Influence of Oxygen Vacancy and Dopant in NiO Catalysts on the Selective Catalytic Reduction of NO with NH3

A detailed mechanistic investigation of the selective catalytic reduction (SCR) of NO with NH3 was carried out on NiO(100) and NiO(110) surfaces using density functional theory (DFT) simulations. On stoichiometric NiO surfaces, the high barrier for O-2 dissociation resulted in a NO-assisted O-2 dissociation to form NO2, NH3 dehydrogenation by active oxygen, NO2-NH2 coupling, and N2O formation, ultimately leading to the product N-2 via N-O bond cleavage of N2O. On NiO(100), the N-O bond cleavage in N2O, and on NiO(110), the N-N coupling had high barriers of 1.95 eV. On NiO(100), N2O was a likely side product aside from N-2. On partially reduced NiO surfaces, facile direct O-2 activation at the oxygen vacancy led to a mechanistic shift to a NO-mediated pathway.
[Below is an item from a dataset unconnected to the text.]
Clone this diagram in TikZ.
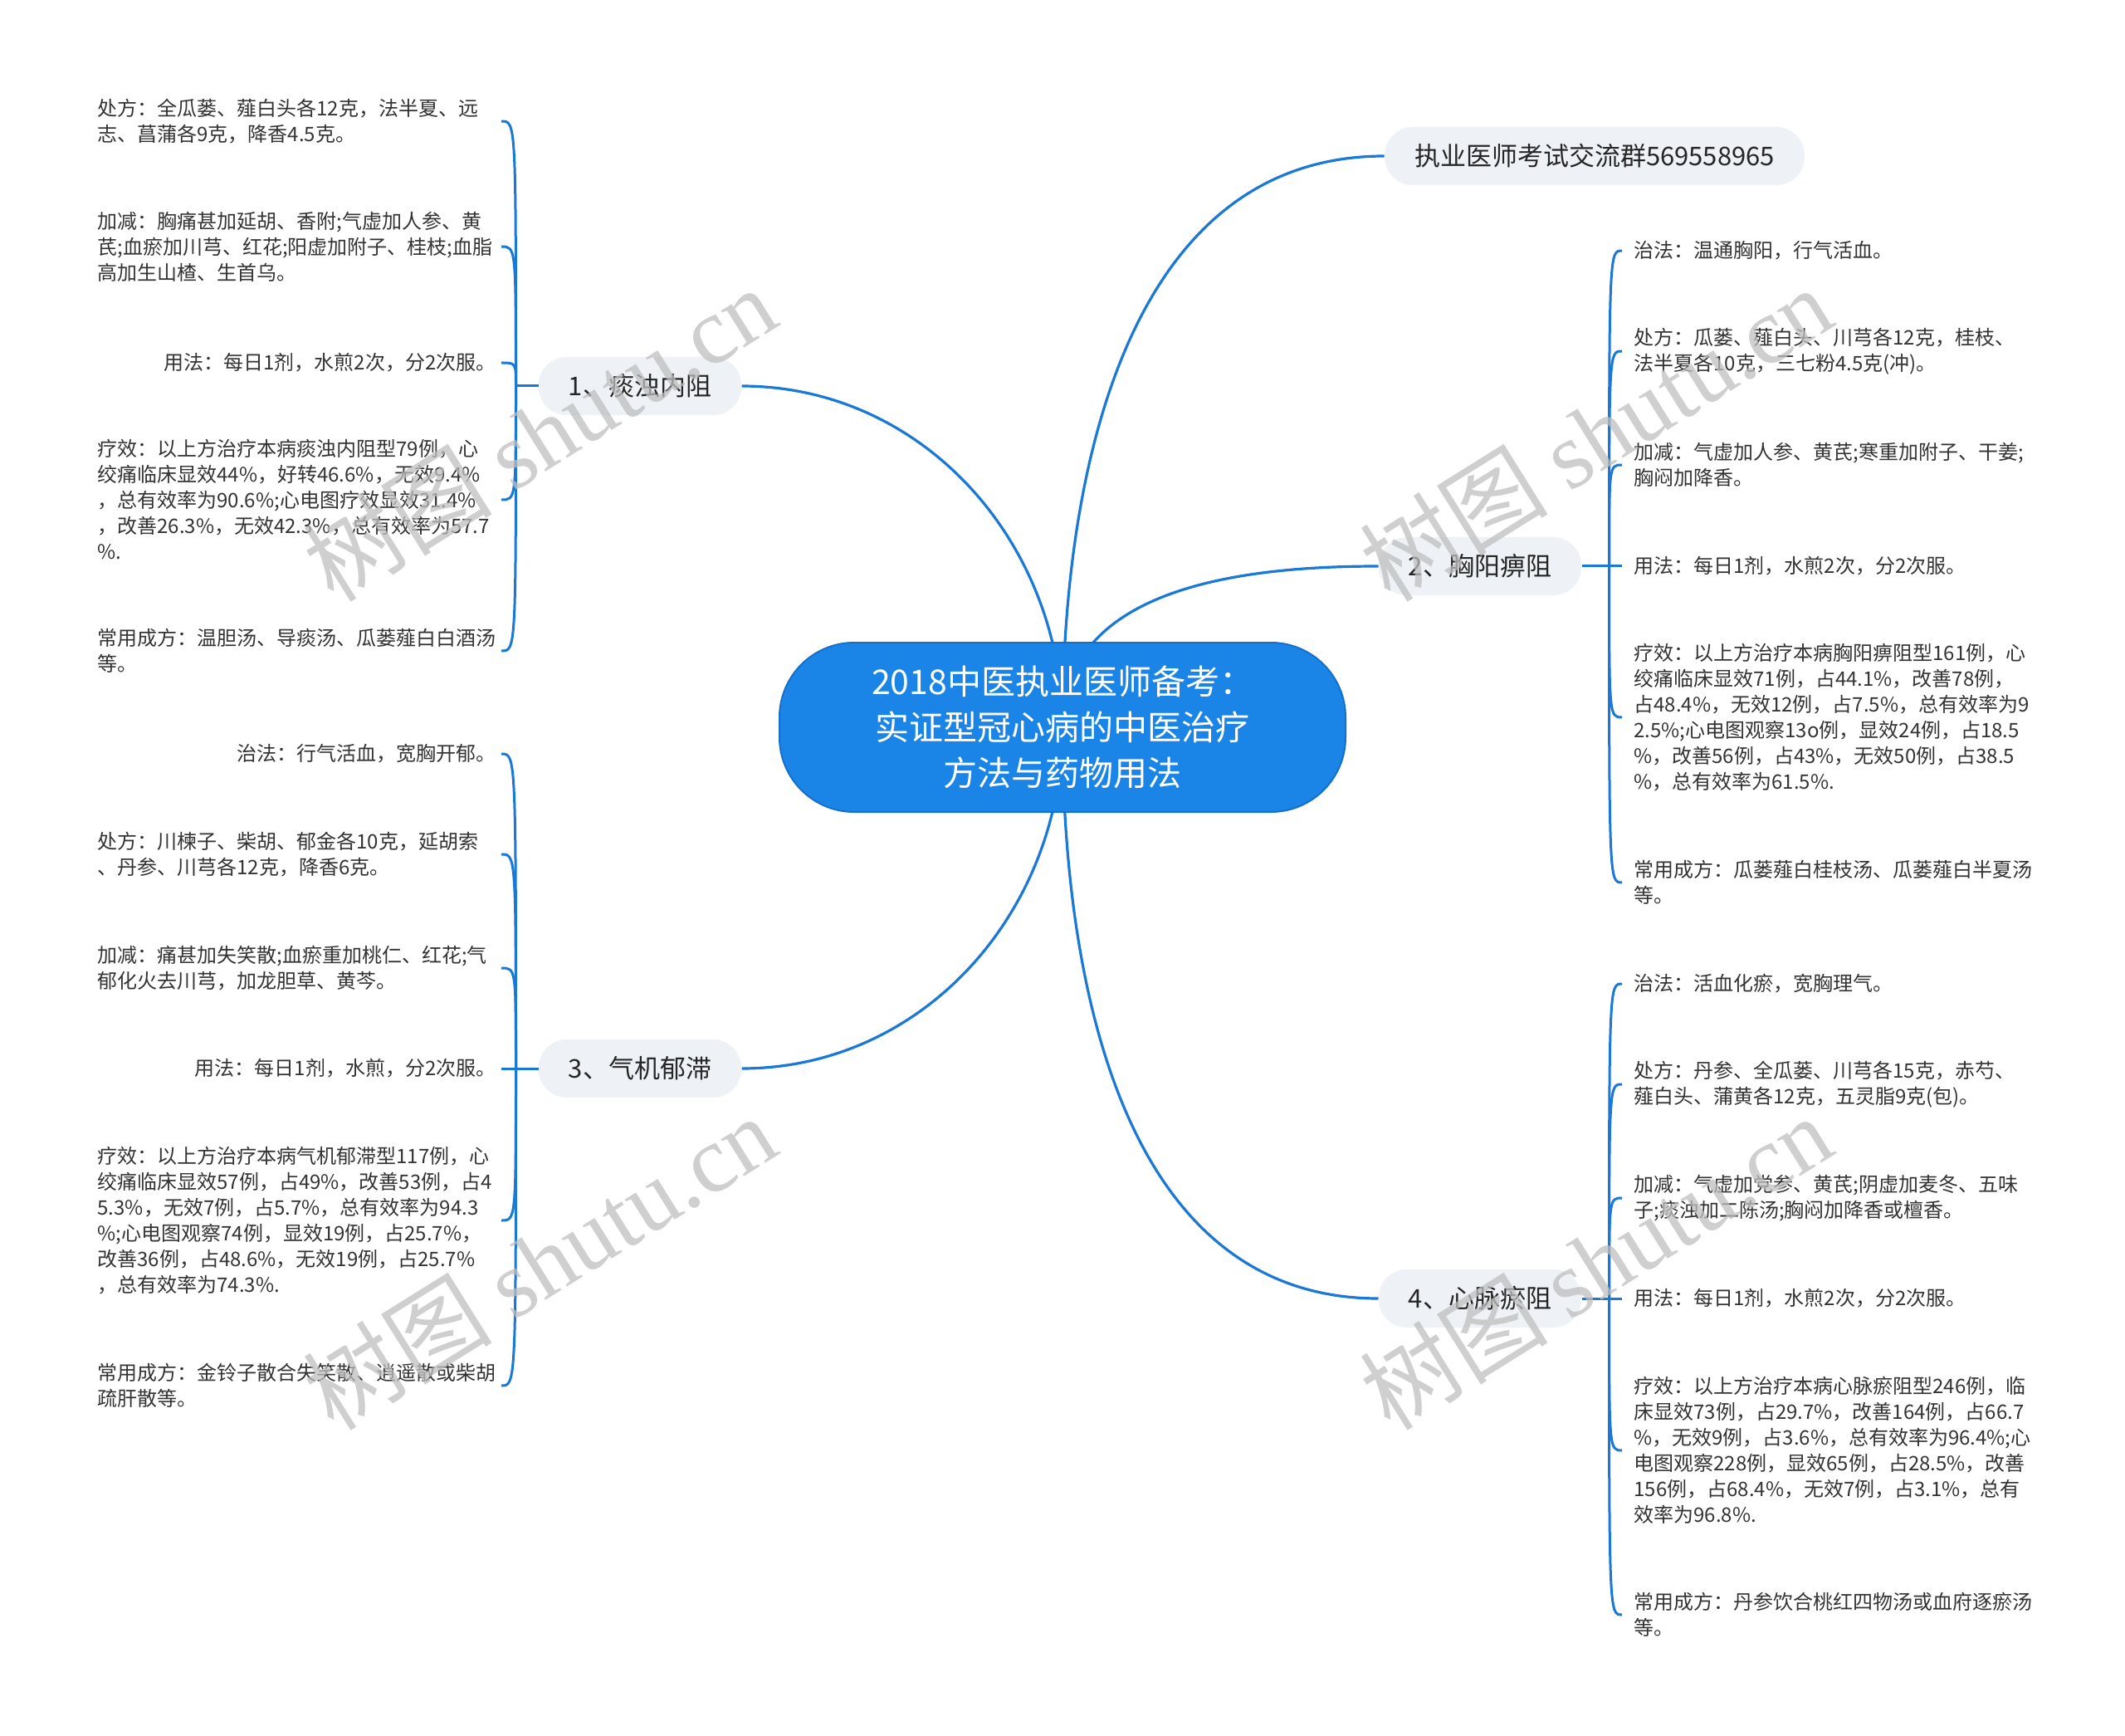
\documentclass[tikz,border=0pt]{standalone}
\usepackage{fontspec}
\setmainfont{Noto Sans CJK SC}
\newfontfamily\wmfont{Liberation Serif}
\usetikzlibrary{positioning, backgrounds}

\definecolor{linkblue}{HTML}{1A78D6}
\definecolor{hubblue}{HTML}{1B84E7}
\definecolor{hubedge}{HTML}{1570CC}
\definecolor{topicgray}{HTML}{EEF1F5}
\definecolor{leafgray}{HTML}{333333}

\begin{document}
\begin{tikzpicture}[
  x=0.5pt, y=0.5pt,
  hub/.style     = {rectangle, rounded corners=45pt, fill=hubblue, draw=hubedge,
                    line width=1pt, text=white, minimum width=341pt,
                    minimum height=102pt, align=center,
                    font=\fontsize{20.5}{27.5}\selectfont},
  topic/.style   = {rectangle, rounded corners=17pt, fill=topicgray,
                    minimum height=35pt, inner xsep=18pt, text=black!85,
                    font=\fontsize{15.5}{18}\selectfont},
  leaf/.style    = {inner ysep=2pt, align=left, text=leafgray,
                    font=\fontsize{12}{15.5}\selectfont},
  leafL/.style   = {leaf, inner xsep=3pt, anchor=east},
  leafR/.style   = {leaf, inner xsep=7pt, anchor=west},
  wideleaf/.style= {text width=240pt},
  trunk/.style   = {draw=linkblue, line width=1.6pt},
  twig/.style    = {draw=linkblue, line width=1.5pt},
  wmark/.style   = {text=gray!50, opacity=0.75, rotate=32,
                    font=\fontsize{57}{57}\selectfont}
]
\useasboundingbox (0,0) rectangle (2560,-2091);

% ── Centre and main topics ───────────────────────────────────────────────────
\node[hub] (hub) at (1280,-876)
  {2018中医执业医师备考：\\实证型冠心病的中医治疗\\方法与药物用法};

\node[topic] (exam) at (1921,-188) {执业医师考试交流群569558965};
\node[topic] (t1) at (771,-465)  {1、痰浊内阻};
\node[topic] (t2) at (1783,-682) {2、胸阳痹阻};
\node[topic] (t3) at (771,-1287) {3、气机郁滞};
\node[topic] (t4) at (1783,-1564) {4、心脉瘀阻};

\coordinate[left=13.5pt of t1] (j1);
\coordinate[right=16.5pt of t2] (j2);
\coordinate[left=13.5pt of t3] (j3);
\coordinate[right=16.5pt of t4] (j4);

% ── 1、痰浊内阻 (left) ─────────────────────────────────────────────────────────
\node[leafL, wideleaf] (l1a) at (604,-146)
  {处方：全瓜蒌、薤白头各12克，法半夏、远\\志、菖蒲各9克，降香4.5克。};
\node[leafL, wideleaf] (l1b) at (604,-297)
  {加减：胸痛甚加延胡、香附;气虚加人参、黄\\芪;血瘀加川芎、红花;阳虚加附子、桂枝;血脂\\高加生山楂、生首乌。};
\node[leafL] (l1c) at (604,-437) {用法：每日1剂，水煎2次，分2次服。};
\node[leafL, wideleaf] (l1d) at (604,-602)
  {疗效：以上方治疗本病痰浊内阻型79例，心\\绞痛临床显效44\%，好转46.6\%，无效9.4\%\\，总有效率为90.6\%;心电图疗效显效31.4\%\\，改善26.3\%，无效42.3\%，总有效率为57.7\\\%.};
\node[leafL, wideleaf] (l1e) at (604,-784)
  {常用成方：温胆汤、导痰汤、瓜蒌薤白白酒汤\\等。};

% ── 3、气机郁滞 (left) ─────────────────────────────────────────────────────────
\node[leafL] (l3a) at (604,-908) {治法：行气活血，宽胸开郁。};
\node[leafL, wideleaf] (l3b) at (604,-1029)
  {处方：川楝子、柴胡、郁金各10克，延胡索\\、丹参、川芎各12克，降香6克。};
\node[leafL, wideleaf] (l3c) at (604,-1166)
  {加减：痛甚加失笑散;血瘀重加桃仁、红花;气\\郁化火去川芎，加龙胆草、黄芩。};
\node[leafL] (l3d) at (604,-1287) {用法：每日1剂，水煎，分2次服。};
\node[leafL, wideleaf] (l3e) at (604,-1470)
  {疗效：以上方治疗本病气机郁滞型117例，心\\绞痛临床显效57例，占49\%，改善53例，占4\\5.3\%，无效7例，占5.7\%，总有效率为94.3\\\%;心电图观察74例，显效19例，占25.7\%，\\改善36例，占48.6\%，无效19例，占25.7\%\\，总有效率为74.3\%.};
\node[leafL, wideleaf] (l3f) at (604,-1669)
  {常用成方：金铃子散合失笑散、逍遥散或柴胡\\疏肝散等。};

% ── 2、胸阳痹阻 (right) ────────────────────────────────────────────────────────
\node[leafR] (l2a) at (1954,-302) {治法：温通胸阳，行气活血。};
\node[leafR] (l2b) at (1954,-423)
  {处方：瓜蒌、薤白头、川芎各12克，桂枝、\\法半夏各10克，三七粉4.5克(冲)。};
\node[leafR] (l2c) at (1954,-560)
  {加减：气虚加人参、黄芪;寒重加附子、干姜;\\胸闷加降香。};
\node[leafR] (l2d) at (1954,-682) {用法：每日1剂，水煎2次，分2次服。};
\node[leafR] (l2e) at (1954,-864)
  {疗效：以上方治疗本病胸阳痹阻型161例，心\\绞痛临床显效71例，占44.1\%，改善78例，\\占48.4\%，无效12例，占7.5\%，总有效率为9\\2.5\%;心电图观察13o例，显效24例，占18.5\\\%，改善56例，占43\%，无效50例，占38.5\\\%，总有效率为61.5\%.};
\node[leafR] (l2f) at (1954,-1063)
  {常用成方：瓜蒌薤白桂枝汤、瓜蒌薤白半夏汤\\等。};

% ── 4、心脉瘀阻 (right) ────────────────────────────────────────────────────────
\node[leafR] (l4a) at (1954,-1185) {治法：活血化瘀，宽胸理气。};
\node[leafR] (l4b) at (1954,-1306)
  {处方：丹参、全瓜蒌、川芎各15克，赤芍、\\薤白头、蒲黄各12克，五灵脂9克(包)。};
\node[leafR] (l4c) at (1954,-1443)
  {加减：气虚加党参、黄芪;阴虚加麦冬、五味\\子;痰浊加二陈汤;胸闷加降香或檀香。};
\node[leafR] (l4d) at (1954,-1564) {用法：每日1剂，水煎2次，分2次服。};
\node[leafR] (l4e) at (1954,-1747)
  {疗效：以上方治疗本病心脉瘀阻型246例，临\\床显效73例，占29.7\%，改善164例，占66.7\\\%，无效9例，占3.6\%，总有效率为96.4\%;心\\电图观察228例，显效65例，占28.5\%，改善\\156例，占68.4\%，无效7例，占3.1\%，总有\\效率为96.8\%.};
\node[leafR] (l4f) at (1954,-1945)
  {常用成方：丹参饮合桃红四物汤或血府逐瘀汤\\等。};

% ── Connectors ───────────────────────────────────────────────────────────────
\begin{scope}[on background layer]
  \fill[white] (0,0) rectangle (2560,-2091);
  \draw[trunk] (hub.center) to[out=90, in=180] (exam.west);
  \draw[trunk] (hub.center) to[out=90, in=0] (t1.east);
  \draw[trunk] (hub.center) to[out=90, in=180] (t2.west);
  \draw[trunk] (hub.center) to[out=-90, in=0] (t3.east);
  \draw[trunk] (hub.center) to[out=-90, in=180] (t4.west);
\end{scope}

\draw[twig] (t1.west) -- (j1);
\draw[twig] (t2.east) -- (j2);
\draw[twig] (t3.west) -- (j3);
\draw[twig] (t4.east) -- (j4);

\foreach \leaf in {l1a, l1b, l1c, l1d, l1e}
  \draw[twig] (j1) .. controls (j1 |- \leaf.east) .. (\leaf.east);
\foreach \leaf in {l3a, l3b, l3c, l3d, l3e, l3f}
  \draw[twig] (j3) .. controls (j3 |- \leaf.east) .. (\leaf.east);
\foreach \leaf in {l2a, l2b, l2c, l2d, l2e, l2f}
  \draw[twig] (j2) .. controls (j2 |- \leaf.west) .. (\leaf.west);
\foreach \leaf in {l4a, l4b, l4c, l4d, l4e, l4f}
  \draw[twig] (j4) .. controls (j4 |- \leaf.west) .. (\leaf.west);

% ── Watermarks ───────────────────────────────────────────────────────────────
\node[wmark] (wm1) at (650,-522)  {树图 {\wmfont shutu.cn}};
\node[wmark] (wm2) at (1922,-522) {树图 {\wmfont shutu.cn}};
\node[wmark] (wm3) at (650,-1520) {树图 {\wmfont shutu.cn}};
\node[wmark] (wm4) at (1922,-1520) {树图 {\wmfont shutu.cn}};

\end{tikzpicture}
\end{document}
This enabled selective N-2 formation on partially reduced NiO(100) and NiO(110) surfaces, with the highest activation barrier of less than 0.89 eV. Substitutional doping of NiO with Ru facilitated enhanced reducibility of the surface and strong interaction of O with the Ru site and reduced the N-O breaking barrier, enhancing the catalytic activity compared to undoped NiO. The partially reduced Ru-doped NiO surface exhibited activation barriers lower than those on the stoichiometric Ru-doped NiO surface and formed N-2. These results indicate the possibility of enhancing catalytic activity and selectivity of NiO catalysts for low-temperature SCR by modulating the reducibility of the surface and by substitutional doping, which enhances the Lewis acidity of the catalyst by modulating the local electronic structure around the metal sites.